The Securities and Exchange Commission (SEC) announced Saturday that it has reached a settlement with Tesla (NASDAQ:TSLA) over Elon Musk’s aborted bid to take the company private. Though he won’t have to admit guilt, the billionaire agreed to pay a $20 million fine and step down as the company’s chairman. Musk, who will get to keep the CEO position, won’t be eligible for the chairman’s post for three years, the SEC said. Tesla is also required to bring in two independent directors.
The settlement, which also includes the electric car maker paying a separate $20 million penalty, brings to a conclusion a saga which began on August 7, when Musk announced via Twitter that he had secured enough funding to take the electric car company private at $420 per share — a substantial premium to TSLA’s trading price per share at the time. The SEC complaint alleged that in doing so, Musk issued “false and misleading” statements.
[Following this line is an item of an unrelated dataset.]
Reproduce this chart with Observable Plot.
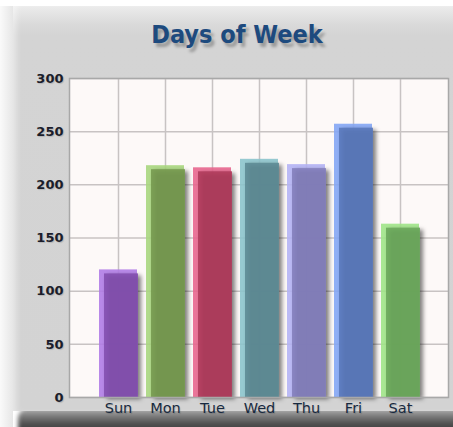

“This matter reaffirms an important principle embodied in our disclosure-based federal securities laws,” SEC chairman Jay Clayton said in a statement.
“Specifically, when companies and corporate insiders make statements, they must act responsibly, including endeavoring to ensure the statements are not false or misleading and do not omit information a reasonable investor would consider important in making an investment decision,” Clayton added.
The SEC announced the deal two days after it sued Musk in federal court.
Tesla, whose volatile stock has literally nosedived since the SEC filed the lawsuit, did not immediately comment on the deal.
Shares of Tesla, which have traded as high as $387 and as low as $260.55 since Aug. 7, closed at $264.77, down $42.75, or 13.9%, Friday afternoon.
The shares however, are up 18% in pre-market trading Monday after investors were reassured Musk will still be calling the shots at Tesla.
As of Friday, TSLA had declined 19.4% year-to-date and 21% year-over-year.